The cases include investigations into the ownership of Renton Company, the firm believed to be linked to Deputy President William Ruto and said to be behind the grabbing of 1, 600 acres of land meant for sewerage treatment in Ruai. The land was repossessed by the government last week.

Also pending is the file on renewed investigations into a case in which Ruto was accused of defrauding the Kenya Pipeline Company of Sh272 million in an illegal land transaction.

The DPP is also said to be holding onto a file in which the DCI had cracked an oil siphoning syndicate in Mlolongo by some KPC employees.  Seven individuals, among them four KPC workers, were arrested and are out on bond since June last year.

Inflated bills

Other pending cases include the Maasai  Mara University fraud probe;  the Malindi Constituency Development Fund fraud probe, investigations into Malindi MP Aisha Jumwa over the killing of Ngumbao Jola during the Ganda ward by-election; Kenya Power Company’s inflated power bills, and investigations into the attempted murder of former Garissa Finance CEC  Idris Mukhtar, who was shot in his car at a restaurant near the Kileleshwa mosque, Nairobi, in 2018.

Garissa Governor Ali Korane was arrested and questioned in connection with the attempted murder of the CEC and released.

Mukhtar’s father, Dr Aden Mukhtar and Salah Yakub Farah, Mukhtar’s former colleague, claimed  the motive of the shooting must have been a case that was to be filed against the governor.

Other cases include the aborted prosecution of Kenya Ports Authority (KPA) former managing director Daniel Manduku and KRA Customs and Border Control Commissioner Kevin Safari; and immediate former managing director of National Water Harvesting and Storage Authority Geoffrey Sang. 

Though the DPP declined to prefer charges recommended by the DCI on Manduku, Safari and Sang, their respective company boards have since sacked them, save for Manduku who resigned on March 27. 

DPP powers

Police are also accusing Haji of having withdrawn the charge sheets of cases involving a Nyahururu magistrate accused of corruption in a case involving a suspect charged with dealing in contraband sugar.

At the centre of Kinoti-Haji row are the powers  of the ODPP to terminate cases before they are presented in court, causing jitters among the police and some lawyers.

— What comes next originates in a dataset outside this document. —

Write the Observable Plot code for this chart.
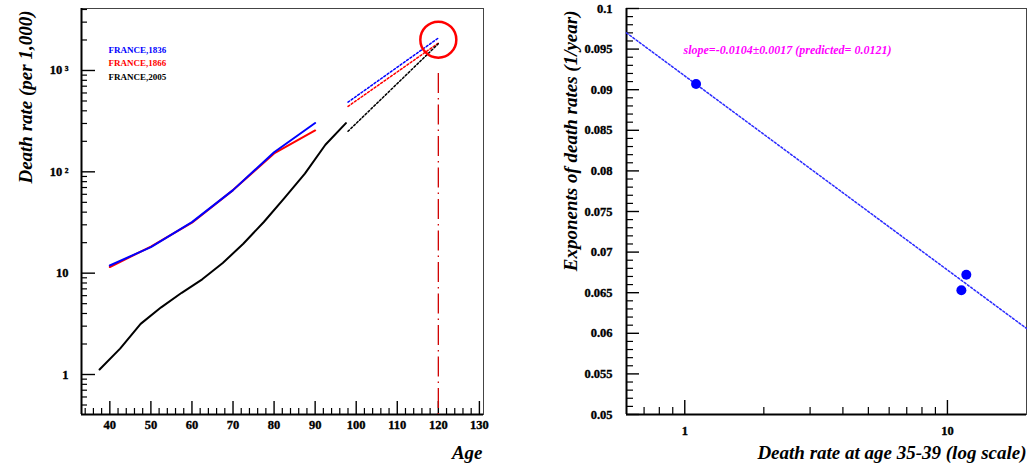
<!DOCTYPE html>
<html><head><meta charset="utf-8">
<script src="https://cdn.jsdelivr.net/npm/d3@7"></script>
<script src="https://cdn.jsdelivr.net/npm/@observablehq/plot@0.6"></script>
<style>
body{margin:0;background:#fff;}
#wrap{position:relative;width:1027px;height:470px;overflow:hidden;background:#fff;}
#left{position:absolute;left:0;top:0;}
#right{position:absolute;left:520px;top:0;}
svg{font-family:"Liberation Serif","Times New Roman",serif;}
g[aria-label$="tick label"] text{font-weight:bold;stroke:#000;stroke-width:0.35px;}
</style></head><body>
<div id="wrap"><div id="left"></div><div id="right"></div></div>
<script>
// ---- Left panel data ----
const ages1836 = [40, 50, 60, 70, 80, 90];
const rate1836 = [11.9, 18.1, 31.9, 66, 156, 303];
const ages1866 = [40, 50, 60, 70, 80, 90];
const rate1866 = [11.5, 18.3, 31.5, 66, 152, 256];
const ages2005 = [37.5, 42.5, 47.5, 52.5, 57.5, 62.5, 67.5, 72.5, 77.5, 82.5, 87.5, 92.5, 97.5];
const rate2005 = [1.12, 1.8, 3.16, 4.6, 6.4, 8.7, 12.6, 19.5, 32, 55, 96, 185, 302];
const extrapAges = [98, 120];
const extrap1836 = [487, 2090];
const extrap1866 = [442, 1862];
const extrap2005 = [251, 1836];
const legendLabels = ["FRANCE,1836", "FRANCE,1866", "FRANCE,2005"];
const seriesColors = ["#0000ff", "#ff0000", "#000000"];
const limitAge = [120];
const limitRate = [2015];
const limitRuleTop = [935];
const leftYMajor = [1, 10, 100, 1000];
const leftYLabels = ["1", "10", "10\u2009\u00B2", "10\u2009\u00B3"];
const leftXMajor = [40, 50, 60, 70, 80, 90, 100, 110, 120, 130];

// ---- Right panel data ----
const rate3539 = [1.104, 11.8, 11.3];
const exponents = [0.0907, 0.0672, 0.0653];
const fitX = [0.6, 20];
const fitY = [0.097, 0.0606];
const slopeText = "slope=-0.0104\u00B10.0017 (predicted= 0.0121)";
const rightYMajor = [0.05, 0.055, 0.06, 0.065, 0.07, 0.075, 0.08, 0.085, 0.09, 0.095, 0.1];
const rightXMajor = [1, 10];

// ---- helpers ----
const zip = (xs, ys) => xs.map((x, i) => ({x, y: ys[i]}));
const leftXDomain = [33.1, 131];
const leftYDomain = [0.403, 4090];
const leftXMinor = d3.range(34, 131, 2).filter(v => v % 10 !== 0);
const leftYMinor = [];
for (const k of [-1, 0, 1, 2, 3]) for (let m = 2; m <= 9; m++) {
  const v = m * Math.pow(10, k);
  if (v >= leftYDomain[0] && v <= leftYDomain[1]) leftYMinor.push(v);
}
const rightXDomain = [0.6, 20];
const rightYDomain = [0.05, 0.1];
const rightXMinor = [0.7, 0.8, 0.9, 2, 3, 4, 5, 6, 7, 8, 9];
const rightYMinor = d3.range(51, 100).filter(v => v % 5 !== 0).map(v => v / 1000);

const titleStyle = {fontSize: 19, fontWeight: "bold", fontStyle: "italic", fill: "#000"};
const tickLab = {fontSize: 12.5, fontWeight: "bold", fill: "#000"};
const dotted = {strokeWidth: 1.5, strokeDasharray: "2,2"};

const left = Plot.plot({
  width: 500, height: 470,
  marginLeft: 81, marginRight: 17, marginTop: 8, marginBottom: 56,
  x: {domain: leftXDomain},
  y: {type: "log", domain: leftYDomain},
  style: {fontFamily: "Liberation Serif, serif", background: "#fff"},
  marks: [
    Plot.frame({stroke: "#444", strokeWidth: 1}),
    Plot.axisX(leftXMinor, {tickSize: -6, fill: "none", label: null, strokeWidth: 1.2}),
    Plot.axisX(leftXMajor, {tickSize: -13, fill: "none", label: null, strokeWidth: 1.4}),
    Plot.axisX(leftXMajor, {tickSize: 0, tickPadding: 6, label: null, ...tickLab}),
    Plot.axisY(leftYMinor, {tickSize: -6, fill: "none", label: null, strokeWidth: 1.2}),
    Plot.axisY(leftYMajor, {tickSize: -14, fill: "none", label: null, strokeWidth: 1.4}),
    Plot.axisY(leftYMajor, {tickSize: 0, tickPadding: 13, label: null, tickFormat: (d) => leftYLabels[leftYMajor.indexOf(d)], ...tickLab}),
    Plot.ruleX([leftXDomain[0]], {strokeWidth: 2}),
    Plot.ruleY([leftYDomain[0]], {strokeWidth: 2}),
    // vertical dash-dot at limit age
    Plot.ruleX(limitAge, {y1: limitRuleTop[0], y2: leftYDomain[0], stroke: "#d00000", strokeWidth: 1.3, strokeDasharray: "20,5,1.5,5"}),
    // solid series
    Plot.line(zip(ages1866, rate1866), {x: "x", y: "y", stroke: seriesColors[1], strokeWidth: 2}),
    Plot.line(zip(ages1836, rate1836), {x: "x", y: "y", stroke: seriesColors[0], strokeWidth: 2}),
    Plot.line(zip(ages2005, rate2005), {x: "x", y: "y", stroke: seriesColors[2], strokeWidth: 2}),
    // dotted extrapolations
    Plot.line(zip(extrapAges, extrap1836), {x: "x", y: "y", stroke: seriesColors[0], ...dotted}),
    Plot.line(zip(extrapAges, extrap1866), {x: "x", y: "y", stroke: seriesColors[1], ...dotted}),
    Plot.line(zip(extrapAges, extrap2005), {x: "x", y: "y", stroke: seriesColors[2], ...dotted}),
    // circle
    Plot.dot(zip(limitAge, limitRate), {x: "x", y: "y", r: 18, stroke: "#ff0000", strokeWidth: 2.5, fill: "none"}),
    // legend
    ...legendLabels.map((t, i) => Plot.text([t], {text: d => d, frameAnchor: "top-left", dx: 27, dy: 38 + i * 13.5, textAnchor: "start", fontSize: 9, fontWeight: "bold", fill: seriesColors[i]})),
    // titles
    Plot.text(["Death rate (per 1,000)"], {text: d => d, frameAnchor: "top-left", rotate: -90, textAnchor: "end", dx: -63, dy: 2, ...titleStyle}),
    Plot.text(["Age"], {text: d => d, frameAnchor: "bottom-right", textAnchor: "end", dx: -1, dy: 44, ...titleStyle})
  ]
});
document.getElementById("left").appendChild(left);

const right = Plot.plot({
  width: 507, height: 470,
  marginLeft: 106, marginRight: 1, marginTop: 8, marginBottom: 56,
  x: {type: "log", domain: rightXDomain},
  y: {domain: rightYDomain},
  style: {fontFamily: "Liberation Serif, serif", background: "#fff"},
  marks: [
    Plot.frame({stroke: "#444", strokeWidth: 1}),
    Plot.axisX(rightXMinor, {tickSize: -7, fill: "none", label: null, strokeWidth: 1.2}),
    Plot.axisX(rightXMajor, {tickSize: -14, fill: "none", label: null, strokeWidth: 1.4}),
    Plot.axisX(rightXMajor, {tickSize: 0, tickPadding: 12, label: null, tickFormat: d => String(d), ...tickLab}),
    Plot.axisY(rightYMinor, {tickSize: -7, fill: "none", label: null, strokeWidth: 1.2}),
    Plot.axisY(rightYMajor, {tickSize: -13, fill: "none", label: null, strokeWidth: 1.4}),
    Plot.axisY(rightYMajor, {tickSize: 0, tickPadding: 14, label: null, tickFormat: d => String(+d.toFixed(3)), ...tickLab}),
    Plot.ruleX([rightXDomain[0]], {strokeWidth: 2}),
    Plot.ruleY([rightYDomain[0]], {strokeWidth: 2}),
    Plot.line(zip(fitX, fitY), {x: "x", y: "y", stroke: "#2a2aff", ...dotted}),
    Plot.dot(zip(rate3539, exponents), {x: "x", y: "y", r: 5, fill: "#0000ff", stroke: "none"}),
    Plot.text([slopeText], {text: d => d, frameAnchor: "top-left", textAnchor: "start", dx: 57, dy: 37, fontSize: 12, fontWeight: "bold", fontStyle: "italic", fill: "#ff00ff"}),
    Plot.text(["Exponents of death rates (1/year)"], {text: d => d, frameAnchor: "top-left", rotate: -90, textAnchor: "end", dx: -63, dy: 2, ...titleStyle}),
    Plot.text(["Death rate at age 35-39 (log scale)"], {text: d => d, frameAnchor: "bottom-right", textAnchor: "end", dx: 0, dy: 44, ...titleStyle})
  ]
});
document.getElementById("right").appendChild(right);
</script>
</body></html>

  According to lawyer Albert Kuloba, the DPP lacks powers to take over police cases before they have been presented before either a magistrate or judge.

By so doing, he argued, the DPP is arrogating himself the powers of police officers as stipulated under the National Police Service Act.

He proposed law amendments to create a clear dichotomy on the role of the DPP when it comes to the prosecution of cases emanating from the Polise Service and the Ethics and Anti-Corruption Commission (EACC).

  “Nowhere in the NPS Act has it been stipulated that it is mandatory before one is arraigned and charged in a court of law, the ODPP should be consulted or should sanction.

Theirs should strictly be an advisory role on either how to frame the charge, or whether particular offences enumerated on the charge sheet should be in light of the evidence gathered, sustain a conviction,” Kuloba says.

  Lawyer Tom Okundi concurs with Kuloba, saying Haji has allegedly overstepped his mandate.

  While Kinoti and his team accuse Haji of sabotaging their probe in high-profile cases, the latter has been accusing the police of undertaking shoddy investigations. The clash between the two first played out in open when DCI  arrested Manduku and Safari.

   Haji and Kinoti would later play down the row and blamed the media for blowing the matter out of proportion, but sources at the police headquarters indicate that the two are still at war over their mandates.

 Law scholar Prof George Wajackoyah says in all jurisdictions the prosecution does not have any role to play before the charge sheet has been accepted by the magistrate as presented by investigators.

  “His (DPP’s) powers only come to life once the magistrate opens a court file to start the criminal proceedings. 

At that stage, the DPP can, with reasons given to the court refuse to prosecute, terminate or make amendments to the charge sheet,”says he.